(Stored items from a collection)
──────────────────────────────

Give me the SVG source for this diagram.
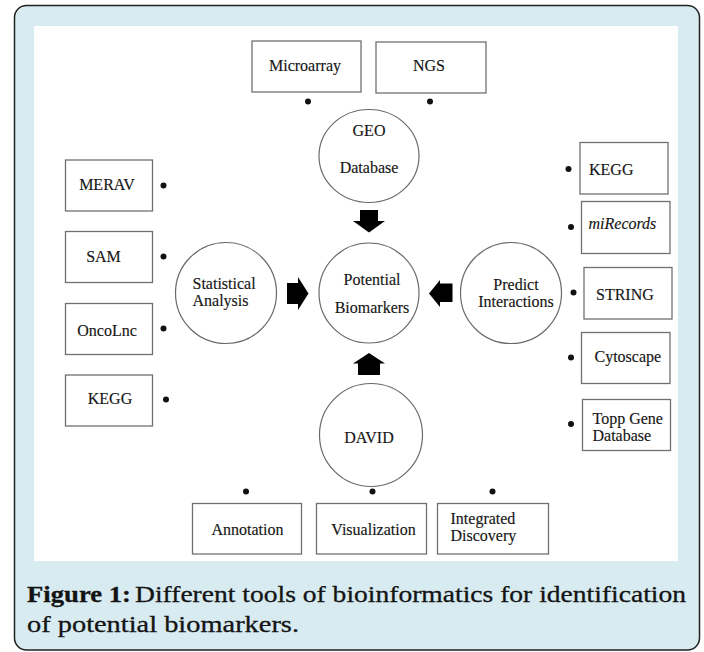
<svg xmlns="http://www.w3.org/2000/svg" width="704" height="652" viewBox="0 0 704 652">
<style>
.box{fill:#fff;stroke:#707070;stroke-width:1.3}
.circ{fill:#fff;stroke:#6a6a6a;stroke-width:1.2}
.t{font-family:"Liberation Serif","Times New Roman",serif;font-size:16px;fill:#161616;stroke:#161616;stroke-width:0.15}
.m{text-anchor:middle}
.dot{fill:#111}
.arr{fill:#000}
.cap{font-family:"Liberation Serif","Times New Roman",serif;font-size:23.5px;fill:#141414;stroke:#141414;stroke-width:0.3}
</style>
<rect x="14.5" y="5.5" width="685" height="644.5" rx="12" ry="12" fill="#d7ebf1" stroke="#222" stroke-width="1.5"/>
<rect x="34" y="26" width="644" height="535" fill="#fff"/>

<g id="microarray"><rect class="box" x="252" y="41" width="109" height="51"/><text class="t m" x="305" y="71">Microarray</text><circle class="dot" cx="308" cy="101.5" r="3"/></g>
<g id="ngs"><rect class="box" x="376" y="42" width="110" height="51"/><text class="t m" x="429" y="71">NGS</text><circle class="dot" cx="430" cy="101.5" r="3"/></g>
<g id="geo"><ellipse class="circ" cx="369" cy="156" rx="50" ry="46.5"/><text class="t m" x="369" y="136">GEO</text><text class="t m" x="369" y="173">Database</text></g>
<g id="potential"><circle class="circ" cx="369" cy="293" r="50"/><text class="t m" x="372" y="285">Potential</text><text class="t m" x="372" y="313">Biomarkers</text></g>
<g id="statistical"><circle class="circ" cx="226" cy="293" r="50.5"/><text class="t" x="192.5" y="288.5">Statistical</text><text class="t" x="192.5" y="306">Analysis</text></g>
<g id="predict"><circle class="circ" cx="511" cy="293" r="50.5"/><text class="t m" x="516" y="289.5">Predict</text><text class="t m" x="516" y="307">Interactions</text></g>
<g id="david"><circle class="circ" cx="371" cy="435" r="51.5"/><text class="t m" x="369" y="443">DAVID</text></g>

<g id="merav"><rect class="box" x="65.5" y="160" width="87" height="51"/><text class="t m" x="107" y="189.5">MERAV</text><circle class="dot" cx="163.5" cy="185.5" r="3"/></g>
<g id="sam"><rect class="box" x="65.5" y="231.5" width="87" height="51"/><text class="t m" x="103.5" y="262">SAM</text><circle class="dot" cx="163.5" cy="256.5" r="3"/></g>
<g id="oncolnc"><rect class="box" x="65.5" y="303.5" width="87" height="51"/><text class="t m" x="107" y="336">OncoLnc</text><circle class="dot" cx="163.5" cy="328.5" r="3"/></g>
<g id="kegg-left"><rect class="box" x="65.5" y="375" width="87" height="51"/><text class="t m" x="110" y="403.5">KEGG</text><circle class="dot" cx="166" cy="399.5" r="3"/></g>

<g id="kegg-right"><rect class="box" x="580" y="142.5" width="88" height="51.5"/><text class="t" x="589" y="175">KEGG</text><circle class="dot" cx="568.5" cy="169" r="3"/></g>
<g id="mirecords"><rect class="box" x="581.5" y="201.5" width="88.5" height="52"/><text class="t" x="588.5" y="228.5" font-style="italic">miRecords</text><circle class="dot" cx="571" cy="227" r="3"/></g>
<g id="string"><rect class="box" x="584" y="267.5" width="88" height="51.5"/><text class="t" x="596" y="300">STRING</text><circle class="dot" cx="573.5" cy="292.5" r="3"/></g>
<g id="cytoscape"><rect class="box" x="581.5" y="332.5" width="88.5" height="51"/><text class="t" x="594.5" y="362">Cytoscape</text><circle class="dot" cx="571" cy="357.5" r="3"/></g>
<g id="toppgene"><rect class="box" x="582.5" y="399.5" width="88" height="51"/><text class="t" x="592.5" y="423.5">Topp Gene</text><text class="t" x="592.5" y="441">Database</text><circle class="dot" cx="571" cy="424" r="3"/></g>

<g id="annotation"><rect class="box" x="192.5" y="503.5" width="109" height="50.5"/><text class="t m" x="247.5" y="534.5">Annotation</text><circle class="dot" cx="246" cy="491.5" r="3"/></g>
<g id="visualization"><rect class="box" x="316.5" y="503.5" width="110" height="50.5"/><text class="t m" x="373.5" y="534.5">Visualization</text><circle class="dot" cx="372.5" cy="491.5" r="3"/></g>
<g id="integrated"><rect class="box" x="437.5" y="503.5" width="111" height="50.5"/><text class="t" x="450.5" y="523.5">Integrated</text><text class="t" x="450.5" y="541">Discovery</text><circle class="dot" cx="492.5" cy="491.5" r="3"/></g>

<g id="connectors">
<polygon class="arr" points="360,210 378,210 378,221 385,221 369,232.5 353,221 360,221"/>
<polygon class="arr" points="369,353 385,363.5 380,363.5 380,375 358,375 358,363.5 353,363.5"/>
<polygon class="arr" points="287,283 298,283 298,277 308.5,293.5 298,310 298,304 287,304"/>
<polygon class="arr" points="429,293.5 440,280 440,283.5 452.5,283.5 452.5,302 440,302 440,307"/>
</g>

<text class="cap" x="27" y="602" font-weight="bold" textLength="104" lengthAdjust="spacingAndGlyphs">Figure 1:</text>
<text class="cap" x="135" y="602" textLength="551" lengthAdjust="spacingAndGlyphs">Different tools of bioinformatics for identification</text>
<text class="cap" x="27" y="631.5" textLength="272" lengthAdjust="spacingAndGlyphs">of potential biomarkers.</text>
</svg>
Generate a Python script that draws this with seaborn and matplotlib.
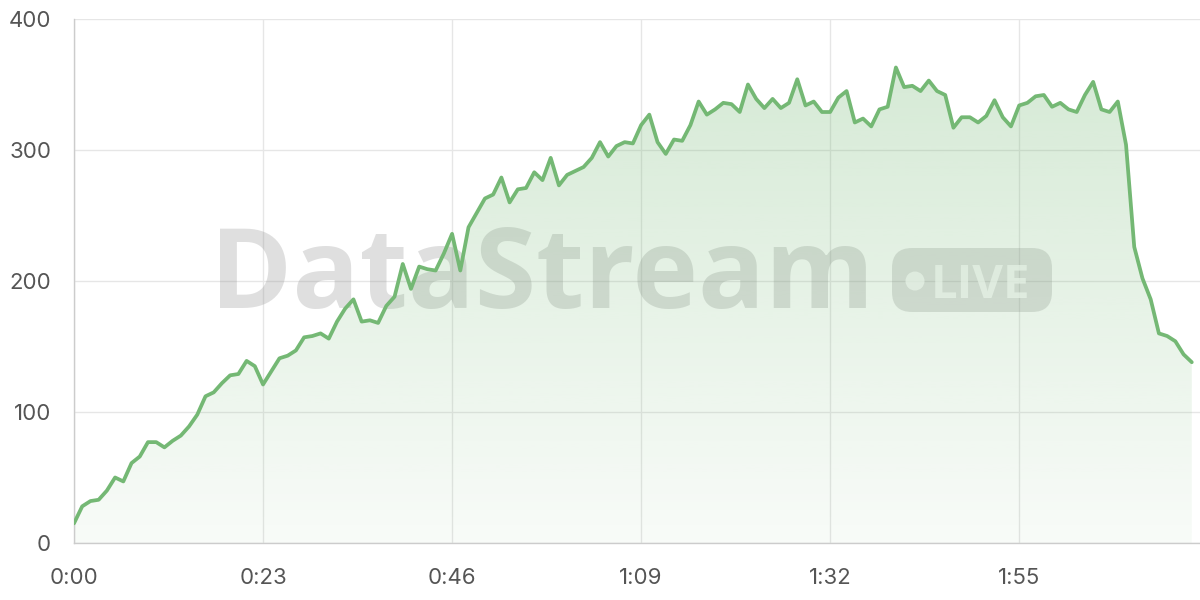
import numpy as np
import pandas as pd
import matplotlib
matplotlib.use("Agg")
import matplotlib.pyplot as plt
import seaborn as sns
from matplotlib.patches import FancyBboxPatch, Circle
from matplotlib.transforms import IdentityTransform
from matplotlib.ticker import FuncFormatter

# Dane (jedna próbka na sekundę)
sekundy = list(range(137))
wartosci = [
    15, 28, 32, 33, 40, 50, 47, 61, 66, 77,
    77, 73, 78, 82, 89, 98, 112, 115, 122, 128,
    129, 139, 135, 121, 131, 141, 143, 147, 157, 158,
    160, 156, 169, 179, 186, 169, 170, 168, 181, 188,
    213, 194, 211, 209, 208, 221, 236, 208, 241, 252,
    263, 266, 279, 260, 270, 271, 283, 277, 294, 273,
    281, 284, 287, 294, 306, 295, 303, 306, 305, 319,
    327, 306, 297, 308, 307, 319, 337, 327, 331, 336,
    335, 329, 350, 339, 332, 339, 332, 336, 354, 334,
    337, 329, 329, 340, 345, 321, 324, 318, 331, 333,
    363, 348, 349, 345, 353, 345, 342, 317, 325, 325,
    321, 326, 338, 325, 318, 334, 336, 341, 342, 333,
    336, 331, 329, 342, 352, 331, 329, 337, 304, 226,
    202, 186, 160, 158, 154, 144, 138,
]
x_ticki = [0, 23, 46, 69, 92, 115]
y_ticki = [0, 100, 200, 300, 400]

df = pd.DataFrame({"t": sekundy, "v": wartosci})

zielony = "#74b874"
szary_txt = "#555555"

sns.set_style("white")
plt.rcParams["font.family"] = ["Inter", "DejaVu Sans"]

fig = plt.figure(figsize=(12, 6), dpi=100)
ax = fig.add_axes([74 / 1200, 57 / 600, 1 - 74 / 1200, (543 - 19) / 600])
ax.set_xlim(0, 137)
ax.set_ylim(0, 400)

# Znak wodny (współrzędne w pikselach obrazu)
px = IdentityTransform()
ax.text(210, 600 - 308, "DataStream", transform=px, fontsize=80,
        fontweight="bold", family=["Open Sans", "DejaVu Sans"],
        color="#8a8a8a", alpha=0.27, ha="left", va="baseline", zorder=1)
box = FancyBboxPatch((892, 288), 160, 64,
                     boxstyle="round,pad=0,rounding_size=20",
                     transform=px, facecolor="#8a8a8a",
                     edgecolor="none", alpha=0.26, zorder=1)
ax.add_artist(box)
ax.add_artist(Circle((915, 319), 9.5, transform=px, facecolor="white",
                     edgecolor="none", alpha=0.75, zorder=1))
ax.text(931, 600 - 298, "LIVE", transform=px, fontsize=34,
        fontweight="bold", family=["Open Sans", "DejaVu Sans"],
        color="white", alpha=0.75, ha="left", va="baseline", zorder=1)

# Wypełnienie z gradientem
wyp = ax.fill_between(df["t"], df["v"], 0, color="none", zorder=2)
grad = np.linspace(0.05, 0.32, 256).reshape(-1, 1)
rgba = np.zeros((256, 1, 4))
rgba[..., :3] = matplotlib.colors.to_rgb(zielony)
rgba[..., 3] = grad
img = ax.imshow(rgba, extent=[0, 137, 0, 400], origin="lower",
                aspect="auto", zorder=2)
img.set_clip_path(wyp.get_paths()[0], transform=ax.transData)

sns.lineplot(data=df, x="t", y="v", ax=ax, color=zielony, linewidth=2.7,
             zorder=3)

ax.set_xlim(0, 137)
ax.set_ylim(0, 400)
ax.set_xticks(x_ticki)
ax.set_yticks(y_ticki)
ax.xaxis.set_major_formatter(FuncFormatter(lambda s, p: f"{int(s) // 60}:{int(s) % 60:02d}"))
ax.grid(True, color="#e6e6e6", linewidth=1)
ax.set_axisbelow(True)
ax.set_xlabel("")
ax.set_ylabel("")
for s in ["top", "right"]:
    ax.spines[s].set_visible(False)
for s in ["left", "bottom"]:
    ax.spines[s].set_color("#cccccc")
    ax.spines[s].set_linewidth(1)
ax.tick_params(axis="both", colors="#dddddd", labelcolor=szary_txt,
               labelsize=16, width=1)
ax.tick_params(axis="y", length=11.5, pad=5)
ax.tick_params(axis="x", length=10, pad=8)

fig.savefig("out.png", dpi=100)
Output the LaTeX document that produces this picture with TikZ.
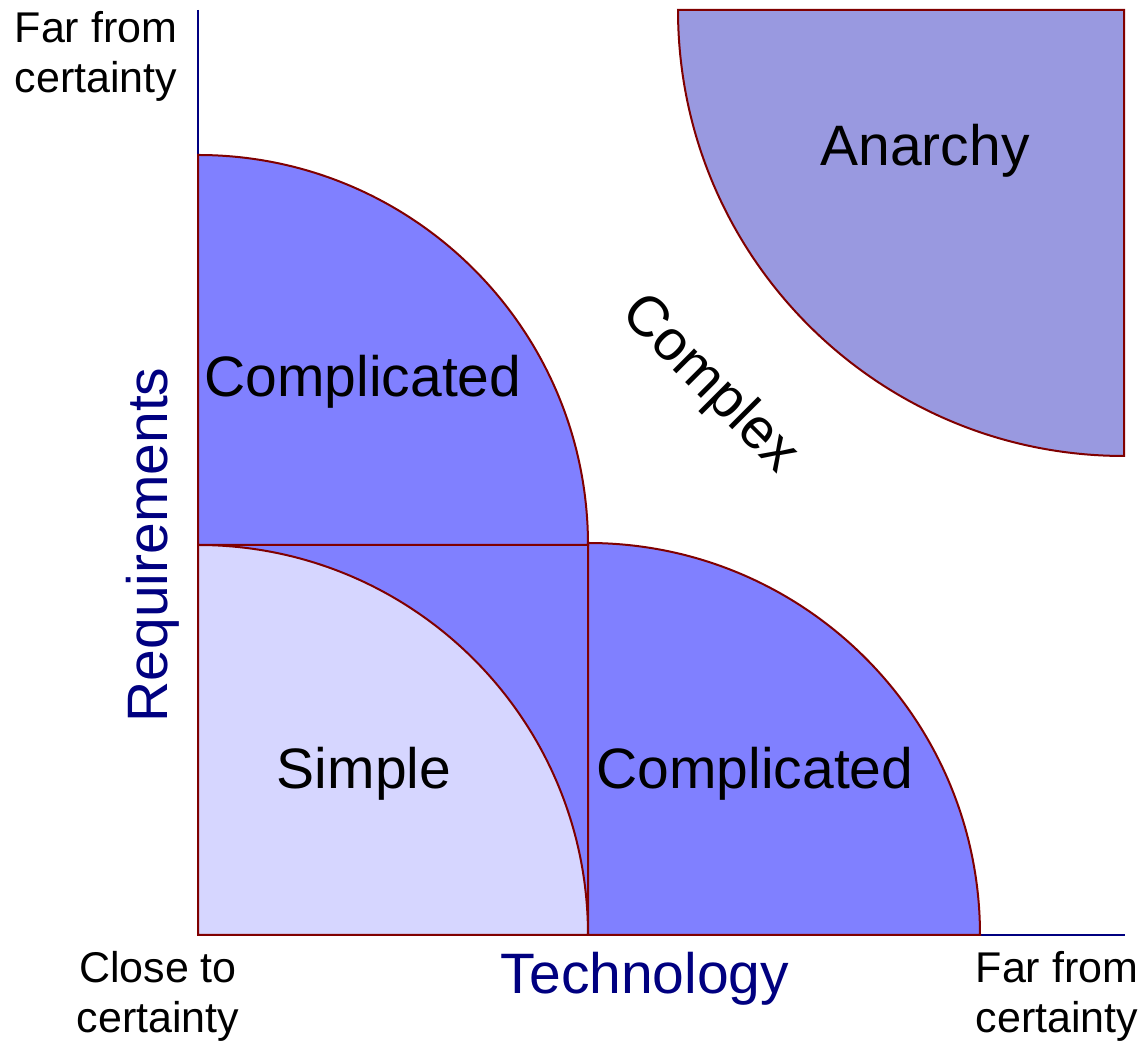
\documentclass[tikz,border=0pt]{standalone}
\usepackage{fontspec}
\setmainfont{Liberation Sans}
\usetikzlibrary{positioning}
\definecolor{axisblue}{HTML}{000080}
\definecolor{edgered}{HTML}{800000}
\definecolor{midblue}{HTML}{8080FF}
\definecolor{paleblue}{HTML}{D6D6FF}
\definecolor{greyblue}{HTML}{9999E0}
\begin{document}
\begin{tikzpicture}[x=0.5pt,y=0.5pt,
    zone/.style={draw=edgered,line width=1pt},
    axisline/.style={draw=axisblue,line width=1pt},
    big/.style={font=\fontsize{28.5}{34}\selectfont},
    small/.style={font=\fontsize{21.5}{25}\selectfont,align=center},
    axislabel/.style={big,text=axisblue}]
    \useasboundingbox (0,0) rectangle (1147,1043);
    % axes
    \draw[axisline] (198,1033) -- (198,108) -- (1125,108);
    % regions
    \path[zone,fill=midblue] (198,108) rectangle (588,498);
    \path[zone,fill=paleblue] (198,108) -- (588,108) arc[start angle=0,end angle=90,radius=390] -- cycle;
    \path[zone,fill=midblue] (588,108) -- (980,108) arc[start angle=0,end angle=90,radius=392] -- cycle;
    \path[zone,fill=midblue] (198,498) -- (588,498) arc[start angle=0,end angle=90,radius=390] -- cycle;
    \path[zone,fill=greyblue] (1124,1033) -- (678,1033) arc[start angle=180,end angle=270,radius=446] -- cycle;
    % region names
    \node[big] (simple) at (364,269) {Simple};
    \node[big] (complbottom) at (755,269) {Complicated};
    \node[big] (compltop) at (363,661) {Complicated};
    \node[big,rotate=-45,inner sep=0pt] (complex) at (709,658) {Complex};
    \node[big] (anarchy) at (925,892) {Anarchy};
    % axis names
    \node[axislabel] (tech) at (645,64) {Technology};
    \node[axislabel,rotate=90] (req) at (153,498) {Requirements};
    \node[small] (farreq) at (96,987) {Far from\\certainty};
    \node[small] (close) at (158,47) {Close to\\certainty};
    \node[small] (fartech) at (1057,47) {Far from\\certainty};
\end{tikzpicture}
\end{document}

──────────────────────────────

_EXERCISE PROMPT_
Restate word for word the part that opens with the line containing "Generate a Python" and closes with the line containing "from matplotlib.ticker import FuncFormatter", both ends included, and nothing else. Omit any images.

_CORRECT OUTPUT_
Generate a Python script that draws this with seaborn and matplotlib.
import numpy as np
import pandas as pd
import matplotlib
matplotlib.use("Agg")
import matplotlib.pyplot as plt
import seaborn as sns
from matplotlib.patches import FancyBboxPatch, Circle
from matplotlib.transforms import IdentityTransform
from matplotlib.ticker import FuncFormatter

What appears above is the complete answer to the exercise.